A survey has found that reducing stigma attributed to Alzheimer’s disease is vital to prevention research.
The survey focused on what beliefs, attitudes and expectations are most often associated with the disease.
“We found that concerns about discrimination and overly harsh judgments about the severity of symptoms were most prevalent,” said Shana Stites, Psy.D., from the Perelman School of Medicine, University of Pennsylvania.
“By understanding what the biggest concerns are about the disease, we can help develop programs and policies to reduce the stigma about Alzheimer’s disease.”

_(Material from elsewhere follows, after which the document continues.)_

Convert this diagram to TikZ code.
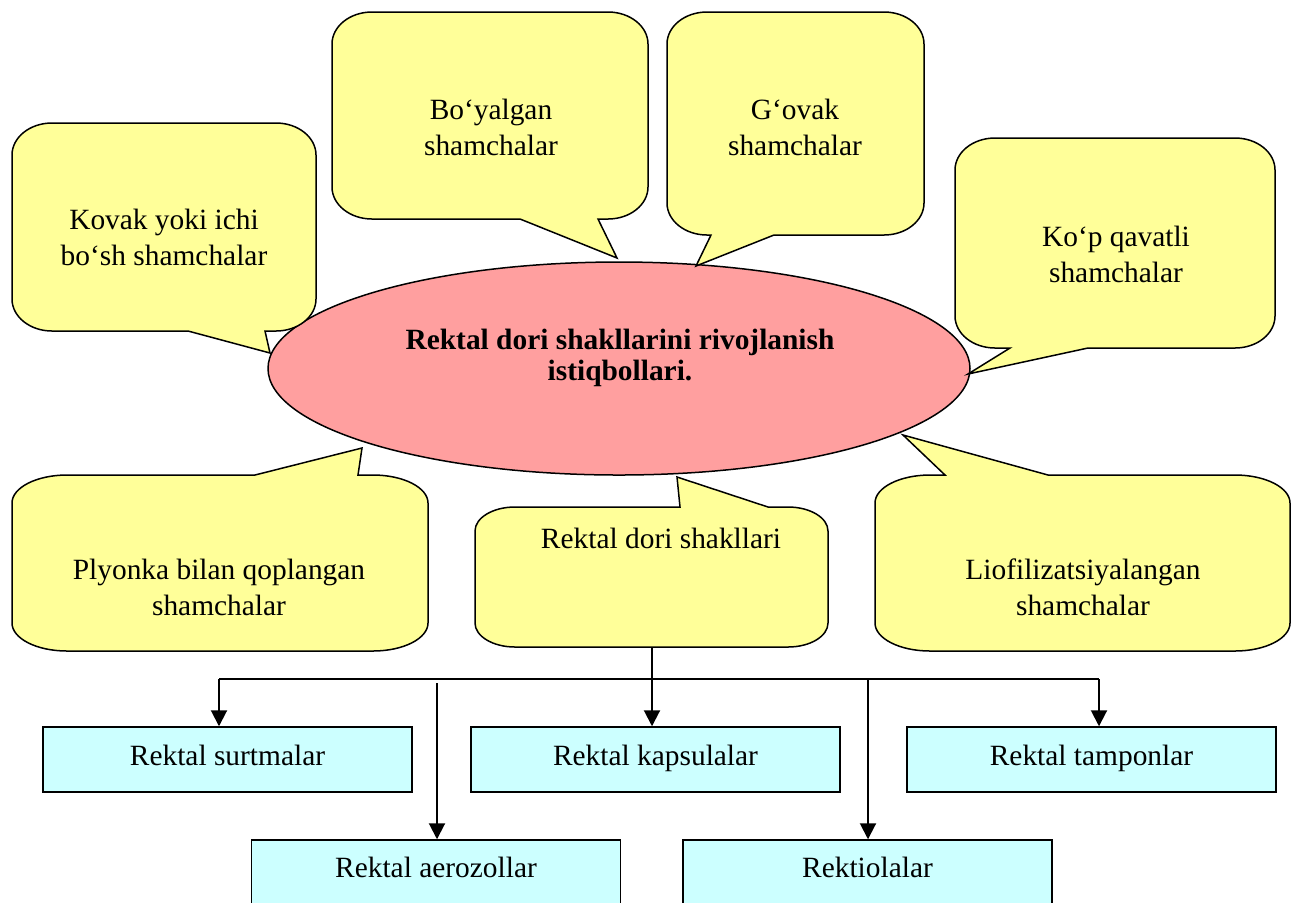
\documentclass[tikz,border=0pt]{standalone}
\usepackage{fontspec}
\setmainfont{Liberation Serif}
\usetikzlibrary{arrows.meta,shapes.geometric}
\definecolor{bubblefill}{HTML}{FFFF99}
\definecolor{ovalfill}{HTML}{FF9F9F}
\definecolor{boxfill}{HTML}{CCFFFF}
% callout with tail on the bottom edge: L T R B  xRightBase tipx tipy xLeftBase
\newcommand\bubbleDown[8]{%
  \filldraw[bubble] ({#1+\ra},#2) -- ({#3-\ra},#2)
    .. controls ({#3-0.4477*\ra},#2) and (#3,{#2+0.4477*\rb}) .. (#3,{#2+\rb})
    -- (#3,{#4-\rb})
    .. controls (#3,{#4-0.4477*\rb}) and ({#3-0.4477*\ra},#4) .. ({#3-\ra},#4)
    -- (#5,#4) -- (#6,#7) -- (#8,#4) -- ({#1+\ra},#4)
    .. controls ({#1+0.4477*\ra},#4) and (#1,{#4-0.4477*\rb}) .. (#1,{#4-\rb})
    -- (#1,{#2+\rb})
    .. controls (#1,{#2+0.4477*\rb}) and ({#1+0.4477*\ra},#2) .. cycle;}
% callout with tail on the top edge: L T R B  xLeftBase tipx tipy xRightBase
\newcommand\bubbleUp[8]{%
  \filldraw[bubble] ({#1+\ra},#2) -- (#5,#2) -- (#6,#7) -- (#8,#2) -- ({#3-\ra},#2)
    .. controls ({#3-0.4477*\ra},#2) and (#3,{#2+0.4477*\rb}) .. (#3,{#2+\rb})
    -- (#3,{#4-\rb})
    .. controls (#3,{#4-0.4477*\rb}) and ({#3-0.4477*\ra},#4) .. ({#3-\ra},#4)
    -- ({#1+\ra},#4)
    .. controls ({#1+0.4477*\ra},#4) and (#1,{#4-0.4477*\rb}) .. (#1,{#4-\rb})
    -- (#1,{#2+\rb})
    .. controls (#1,{#2+0.4477*\rb}) and ({#1+0.4477*\ra},#2) .. cycle;}
\begin{document}
\begin{tikzpicture}[x=0.5pt,y=-0.5pt,
  font=\fontsize{14.7}{18}\selectfont,
  bubble/.style={draw=black,fill=bubblefill,line width=0.75pt,line join=miter},
  lbl/.style={align=center,inner sep=0pt},
  rbox/.style={draw=black,fill=boxfill,line width=0.75pt,minimum width=184.5pt,
    inner sep=0pt,text height=19pt,text depth=13.5pt},
  rboxlow/.style={rbox,text height=18.5pt,text depth=14pt},
  conn/.style={line width=1pt},
  arr/.style={conn,-{Triangle[length=8pt,width=8pt]}}]
\useasboundingbox (0,0) rectangle (1300,902);

% central oval
\node[ellipse,draw=black,fill=ovalfill,line width=0.75pt,minimum width=351pt,
  minimum height=106.5pt,inner sep=0pt] (oval) at (619,368.5) {};
\node[lbl,font=\fontsize{14.7}{15.5}\selectfont\bfseries] (title) at (620,358)
  {Rektal dori shakllarini rivojlanish\\istiqbollari.};

% callouts with tail downward
\def\ra{40}\def\rb{32}
\bubbleDown{12}{123}{316}{331}{265}{270}{353}{188}
\bubbleDown{332}{12}{648}{219}{598}{617}{258}{520}
\bubbleDown{667}{12}{924}{235}{774}{696}{266}{711}
\bubbleDown{955}{138}{1275}{348}{1088}{968}{374}{1010}
% callouts with tail upward
\def\ra{55}\def\rb{28}
\bubbleUp{12}{475}{428}{651}{255}{362}{448}{358}
\bubbleUp{875}{475}{1290}{651}{945}{903}{435}{1048}
\def\ra{40}\def\rb{24}
\bubbleUp{475}{507}{828}{647}{680}{677}{477}{768}

\node[lbl] (kovak) at (164,237) {Kovak yoki ichi\\bo‘sh shamchalar};
\node[lbl] (boyal) at (491,127) {Bo‘yalgan\\shamchalar};
\node[lbl] (govak) at (795,127) {G‘ovak\\shamchalar};
\node[lbl] (kop) at (1116,254) {Ko‘p qavatli\\shamchalar};
\node[lbl] (plyon) at (219,587) {Plyonka bilan qoplangan\\shamchalar};
\node[lbl] (rdori) at (661,538) {Rektal dori shakllari};
\node[lbl] (liof) at (1083,587) {Liofilizatsiyalangan\\shamchalar};

% bottom boxes
\node[rbox] (surt) at (227.5,759.5) {Rektal surtmalar};
\node[rbox] (kaps) at (655.5,759.5) {Rektal kapsulalar};
\node[rbox] (tamp) at (1091.5,759.5) {Rektal tamponlar};
\node[rboxlow] (aero) at (436,872.5) {Rektal aerozollar};
\node[rboxlow] (rekt) at (867.5,872.5) {Rektiolalar};

% connectors
\coordinate (trunk) at (652,647);
\coordinate (hl) at (219,679);
\coordinate (hr) at (1099,679);
\coordinate (va) at (437,683);
\coordinate (vr) at (868,679);
\draw[conn] (hl) -- (hr);
\draw[arr] (hl) -- (hl |- surt.north);
\draw[arr] (trunk) -- (trunk |- kaps.north);
\draw[arr] (hr) -- (hr |- tamp.north);
\draw[arr] (va) -- (va |- aero.north);
\draw[arr] (vr) -- (vr |- rekt.north);
\end{tikzpicture}
\end{document}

The random sample of 317 adults was asked to react to a fictional description of a person with mild stage Alzheimer’s disease dementia. The study asked respondents to read a vignette and then complete the survey. Three different assessments were presented for the fictional person’s condition. Respondents were told the person’s condition would worsen, improve or remain unchanged.
Over half of the respondents (55 percent) expected the person with mild cognitive impairment or dementia due to Alzheimer’s to be discriminated against by employers and to be excluded from medical decision-making.
Almost half expected the person’s health insurance would be limited due to data in the medical record (47 percent), a brain imaging result (46 percent) or genetic test result (45 percent). Those numbers increased when the survey participants were informed that the condition of the person with Alzheimer’s would worsen over time.
“The unfortunate stigma associated with Alzheimer’s may prevent people from getting the diagnosis they need or the opportunity for early intervention that could improve their quality of life,” said Maria C. Carrillo, Ph.D., Chief Science Officer, Alzheimer’s Association.
“We need to reduce the stigma to encourage persons with mild or even no symptoms of Alzheimer’s disease to enroll in prevention trials to find effective treatments. These survey findings could also have implications on the national goal of developing an effective therapy by 2025.”
The survey results are published in Alzheimer’s & Dementia: The Journal of the Alzheimer’s Association.